Introduced by the creators of Kafka, Confluent Cloud is a simple, scalable, resilient, and secure event streaming platform with pre-built fully managed Kafka Connectors that make it easy to connect to popular data sources and sink instantly.
Amazon Managed Service for Kafka (MSK), which runs on open source versions of Apache Kafka, is a fully-managed service that allows you to produce and consume data, create, update, and delete clusters using your existing setup applications, plug-ins, and tools. In addition, it reduces infrastructure provisioning and monitoring overheads by scaling up/down based on the requirement.
Confluent vs. MSK
Confluent Cloud clusters are self-serving, on-demand, and can be provisioned as
Basic, mainly used for experimentation, early development, and basic use cases
Standard, used for production-ready use cases leveraging an extended feature set and elastic scaling up to 1 GBPS
Dedicated, recommended for production-critical throughput at GBPS+ scale that requires private networking
On the other hand, Amazon MSK comes with two deployment options:
Provisioned, which is required to manage broker instances and storage
Serverless, which automatically provisions and scales compute and storage resources
The section below compares Confluent clusters with MSK (provisioned and serverless variants).
Infrastructure
Creating and managing Kafka clusters can be tedious. Confluent and MSK provide easy-to-set-up infrastructure and allow you to choose from multiple options depending on your requirements so that you can focus on building use cases rather than deployment.
Criteria Group
Confluent Cloud
Amazon MSK – Serverless
Amazon MSK – Provisioned
Deployment options
Supports multi-cloud (AWS, GCP, Azure) and hybrid deployment
AWS-native fully managed streaming service for Kafka
AWS-native partially managed service for Kafka with deployment options for Capacity planning
Pricing
Pay-per-use: Depends on ingress and egress throughput
Pay according to the number of partitions, throughput, and duration
Depends on the number and type of brokers and storage
Scalability
Kafka is highly scalable. However, managing brokers and partitions according to the load is cumbersome. Auto-scaling enables customers to automatically balance the load and take care of idle brokers and storage.
Criteria Group
Confluent
Amazon MSK – Serverless
Amazon MSK – Provisioned
Cluster scaling
Automatic resource allocation to manage consumer lag according to ingress/egress throughput Ingress throughput – up to 50 Mbps/CKU, Egress throughput – up to 150 Mbps/CKU
Auto-scalable resources Ingress throughput – up to 200 Mbps/CKU Egress throughput – up to 400 Mbps/CKU
Auto-scalable storage, but broker count and type need to be scaled manually
Re-balancing
Self-balancing clusters for automated load balancing
Self-managed
After scaling new brokers, partitions need to be reassigned using native Kafka tools
Storage
Infinite data storage available
Up to 250 GB per partition and up to 120 partitions per cluster (Broker and partition count can be increased through support)

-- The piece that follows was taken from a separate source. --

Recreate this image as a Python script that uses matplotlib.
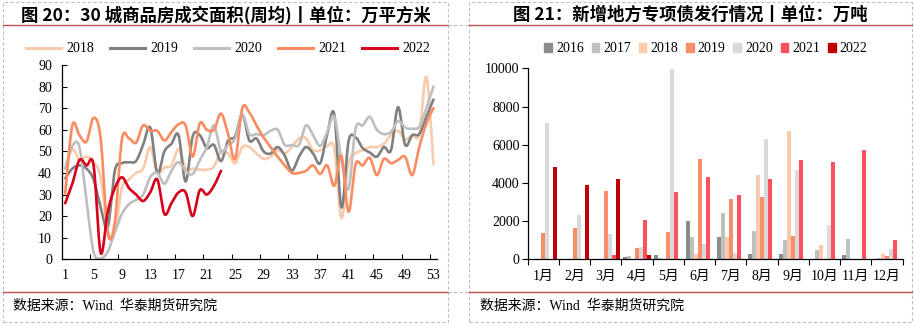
import numpy as np
import matplotlib
matplotlib.use('Agg')
import matplotlib.pyplot as plt
from matplotlib.lines import Line2D
from matplotlib.patches import Rectangle

plt.rcParams['font.family'] = ['Liberation Serif', 'Noto Sans CJK SC']

# 30城商品房成交面积(周均), 万平方米
weeks = list(range(1, 54))
area_2018 = [42, 51, 46, 47.5, 45, 38, 13, 13, 33, 37, 40, 42, 52, 40, 42.5, 43.5, 51, 42, 42, 41.5,
             41.5, 43, 50, 49, 44.5, 52, 52, 49, 46.5, 47.5, 50.5, 49, 52, 56, 56, 50.5, 50.5, 52.5,
             51, 19, 44.5, 49, 50.5, 52, 52, 53.5, 57.5, 59.5, 55.5, 57.5, 58, 84.5, 44]
area_2019 = [37.5, 42, 43.5, 42, 37, 24, 15, 41, 44.5, 45, 45.5, 53, 61, 40, 50, 53.5, 57.5, 36, 57, 57.5,
             51.5, 53, 45.5, 55, 57, 67, 55, 56, 50, 49, 52, 48, 41, 47.5, 52, 49, 44.5, 58,
             67, 24, 54.5, 56.5, 51.5, 49.5, 47.5, 52, 50.5, 70.5, 53, 57.5, 58, 66, 74]
area_2020 = [42, 52.5, 52, 27, 3.5, 0.5, 3.5, 12.5, 21, 25.5, 27.5, 30, 38, 40, 35, 41, 45, 41, 39.5, 46,
             52, 62, 50, 53, 56, 67, 58, 58, 57.5, 59.5, 60, 53, 53, 53, 62, 57.5, 52.5, 59,
             66, 46, 32.5, 60.5, 62, 66, 60, 58, 59, 64, 61, 60.5, 61.5, 70, 80]
area_2021 = [30.5, 62, 57.5, 54.5, 65.5, 56, 12.5, 17, 55.5, 56, 54, 62, 59.5, 59.5, 55, 59, 62.5, 62, 47.5, 63,
             60, 60, 67.5, 58, 46.5, 70, 68, 62, 56.5, 52, 47.5, 43.5, 40, 40, 41, 43.5, 39.5, 43.5,
             34, 48, 22, 44, 43.5, 47, 39, 46.5, 44.5, 46, 47.5, 39, 52, 63, 70]
area_2022 = [26, 35, 46, 43.5, 43.5, 3, 22, 33, 38, 33, 30, 27, 31, 37, 21, 26, 31, 31, 20, 32,
             30, 34, 41]
week_ticks = list(range(1, 54, 4))

# 新增地方专项债发行情况
months = ['1月', '2月', '3月', '4月', '5月', '6月', '7月', '8月', '9月', '10月', '11月', '12月']
bond_2016 = [0, 0, 0, 140, 230, 2000, 1170, 280, 280, 0, 230, 0]
bond_2017 = [0, 0, 0, 190, 60, 1170, 2430, 1480, 1010, 490, 1060, 70]
bond_2018 = [0, 0, 0, 0, 0, 300, 1170, 4410, 6720, 750, 0, 280]
bond_2019 = [1400, 1650, 3590, 600, 1440, 5250, 3160, 3260, 1220, 0, 0, 180]
bond_2020 = [7150, 2330, 1340, 650, 9960, 800, 330, 6300, 4680, 1800, 0, 540]
bond_2021 = [0, 0, 240, 2070, 3530, 4310, 3370, 4200, 5200, 5100, 5720, 1010]
bond_2022 = [4850, 3900, 4220, 230]


def smooth(x, y, n=12):
    # 平滑折线 (Catmull-Rom)
    x = np.asarray(x, float)
    y = np.asarray(y, float)
    px = np.concatenate([[x[0]], x, [x[-1]]])
    py = np.concatenate([[y[0]], y, [y[-1]]])
    t = np.linspace(0, 1, n, endpoint=False)[:, None]
    xs, ys = [], []
    for i in range(1, len(px) - 2):
        for p, out in ((px, xs), (py, ys)):
            p0, p1, p2, p3 = p[i - 1], p[i], p[i + 1], p[i + 2]
            seg = 0.5 * (2 * p1 + (-p0 + p2) * t + (2 * p0 - 5 * p1 + 4 * p2 - p3) * t ** 2
                         + (-p0 + 3 * p1 - 3 * p2 + p3) * t ** 3)
            out.append(seg.ravel())
    xs.append([x[-1]])
    ys.append([y[-1]])
    return np.concatenate(xs), np.concatenate(ys)


W, H = 915, 326
fig = plt.figure(figsize=(W / 100, H / 100), dpi=100)


def fx(px):
    return px / W


def fy(py):
    return 1 - py / H


# 表格边框
grey = '#BFBFBF'
red_rule = '#C0504D'
for x0, x1 in ((3, 447.5), (469, 911.5)):
    fig.add_artist(Rectangle((fx(x0), fy(322)), fx(x1 - x0), (322 - 2) / H, fill=False,
                             ec=grey, lw=0.8, ls=(0, (3, 2)), transform=fig.transFigure))
    for yy in (25, 292):
        fig.add_artist(Line2D([fx(x0), fx(x1)], [fy(yy), fy(yy)], color=red_rule, lw=1.0,
                              transform=fig.transFigure))
for yy in (25, 292):
    fig.add_artist(Line2D([fx(447.5), fx(469)], [fy(yy), fy(yy)], color=grey, lw=0.8,
                          ls=(0, (3, 2)), transform=fig.transFigure))

title_font = dict(family=['Noto Sans CJK SC'], fontsize=12.5, fontweight='bold', ha='center', va='center')
fig.text(fx(226), fy(15), '图 20：30 城商品房成交面积(周均)丨单位：万平方米', **title_font)
fig.text(fx(690), fy(15), '图 21：新增地方专项债发行情况丨单位：万吨', **title_font)

src_font = dict(family=['Liberation Serif', 'Noto Sans CJK SC'], fontsize=10, ha='left', va='center')
fig.text(fx(13), fy(306), '数据来源：Wind  华泰期货研究院', **src_font)
fig.text(fx(480), fy(306), '数据来源：Wind  华泰期货研究院', **src_font)

# 左图: 周均成交面积
ax1 = fig.add_axes([fx(61.7), fy(259.3), fx(437 - 61.7), (259.3 - 65) / H])
line_colors = ['#F8CBAD', '#808080', '#BFBFBF', '#F88C62', '#D9001B']
line_years = ['2018', '2019', '2020', '2021', '2022']
series = [area_2018, area_2019, area_2020, area_2021, area_2022]
for vals, c in zip(series, line_colors):
    sx, sy = smooth(weeks[:len(vals)], vals)
    ax1.plot(sx, sy, color=c, lw=1.9, solid_capstyle='round')
ax1.set_xlim(0.5, 53.5)
ax1.set_ylim(0, 90)
ax1.set_yticks(range(0, 91, 10))
ax1.set_xticks(week_ticks)
ax1.set_xticks(np.arange(4.5, 53, 4), minor=True)
ax1.tick_params(axis='x', which='major', length=0, pad=7, labelsize=10)
ax1.tick_params(axis='x', which='minor', direction='in', length=3.6, width=0.8)
ax1.tick_params(axis='y', direction='in', length=3.6, width=0.8, pad=7, labelsize=10)
for s in ('top', 'right'):
    ax1.spines[s].set_visible(False)
for s in ('left', 'bottom'):
    ax1.spines[s].set_linewidth(0.9)

h1 = [Line2D([], [], color=c, lw=2.2) for c in line_colors]
fig.legend(h1, line_years, ncol=5, loc='center', bbox_to_anchor=(fx(228), fy(49)), frameon=False,
           fontsize=10, handlelength=2.5, handletextpad=0.4, columnspacing=1.15, borderpad=0)

# 右图: 专项债月度发行
ax2 = fig.add_axes([fx(527.7), fy(259.3), fx(902.7 - 527.7), (259.3 - 68.3) / H])
bar_colors = ['#8C8C8C', '#BFBFBF', '#F8CBAD', '#F88E6A', '#D9D9D9', '#FF505E', '#C00000']
bar_years = ['2016', '2017', '2018', '2019', '2020', '2021', '2022']
bars = [bond_2016, bond_2017, bond_2018, bond_2019, bond_2020, bond_2021, bond_2022]
bw = 0.128
for k, (vals, c) in enumerate(zip(bars, bar_colors)):
    xs = np.arange(1, len(vals) + 1) + (k - 3) * bw
    ax2.bar(xs, vals, width=bw, color=c, linewidth=0)
ax2.set_xlim(0.5, 12.5)
ax2.set_ylim(0, 10000)
ax2.set_yticks(range(0, 10001, 2000))
ax2.set_xticks(range(1, 13))
ax2.set_xticklabels(months)
ax2.set_xticks(np.arange(0.5, 13, 1), minor=True)
ax2.tick_params(axis='x', which='major', length=0, pad=8, labelsize=10)
ax2.tick_params(axis='x', which='minor', direction='out', length=4.3, width=0.8)
ax2.tick_params(axis='y', direction='out', length=4.3, width=0.8, pad=1.5, labelsize=10)
for s in ('top', 'right'):
    ax2.spines[s].set_visible(False)
for s in ('left', 'bottom'):
    ax2.spines[s].set_linewidth(0.9)

h2 = [Rectangle((0, 0), 1, 1, color=c) for c in bar_colors]
fig.legend(h2, bar_years, ncol=7, loc='center', bbox_to_anchor=(fx(706), fy(49)), frameon=False,
           fontsize=10, handlelength=0.55, handleheight=0.55, handletextpad=0.3,
           columnspacing=0.55, borderpad=0)

fig.savefig('out.png', dpi=100)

Up to 16TB storage per broker and up to 30 brokers per cluster
Retention
Message retention in topics ranges from 1 hour to infinite time 7 days retention for metrics and logs
Message retention 4 hours (can be increased by a support case)
Default retention of new topics for up to 7 days
Operational management
Operational overheads include:
Monitoring your cluster’s vital statistics
Setting alarms for abnormal behavior
Monitoring logs for debugging and analysis, including best practices for cost optimization
Criteria Group
Confluent
Amazon MSK – Serverless
Amazon MSK – Provisioned
Monitoring and logging
Monitoring of multiple cluster-level metrics like throughput, storage, topic, connectors, etc., from the dashboard Free aggregation of key metrics at the topic and cluster level Third-party tools integration like Prometheus, Datadog, Grafana, etc.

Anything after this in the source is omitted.